Anyways, I immediately cut this baby into quarters, while I got a batch of 2:1 sugar to water simple syrup up to a simmer. When you cut the palm into quarters, you'll notice that the rind isn't too thick and the middle is almost all pith. Some varieties are more bitter than others, luckily mine wasn't too bad. If you have a more bitter fruit, I suggest pre-blanching in water before adding to the syrup. This baby didn't need it though.
I took a Japanese mandoline and shaved the quarters into thin pieces (a little less than half a julienne width or so), and then added them to the syrup. I cooked them gently until they turned translucent, before they'd lose any structure. I then turned off the heat, and let them rest in the liquid for a few minutes.
Oh crap! We had to get to a party last night and I wanted to get these done before leaving. So I used my ghetto dehydrator to speed shizznit up.
Yes. You heard me right. My ghetto dehydrator. That's my microwave, suckas. Word.

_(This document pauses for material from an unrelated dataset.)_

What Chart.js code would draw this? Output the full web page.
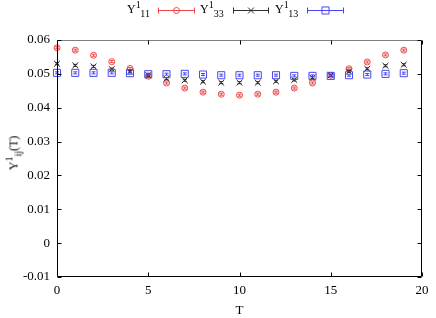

I dried off the cooked pieces on paper towels and placed 'em in a single layer on a dinner plate. Microwaving in 30 second bursts, until they dried and before they burned, I flipped them once to dry both sides. On average, it was taking about 3-4 minutes to dry them out enough to have the zest stiffen.
Then, all I did was toss 'em in some granulated sugar and serve them to our friends. I think they liked it, since they were gone in about half the time it took me to make them. Wishing y'all happiness, wealth and longevity in 2012.
That's assuming the Mayan prophecies aren't real. Considering the strange snowless weather we're having in Chicago, the End may already be here.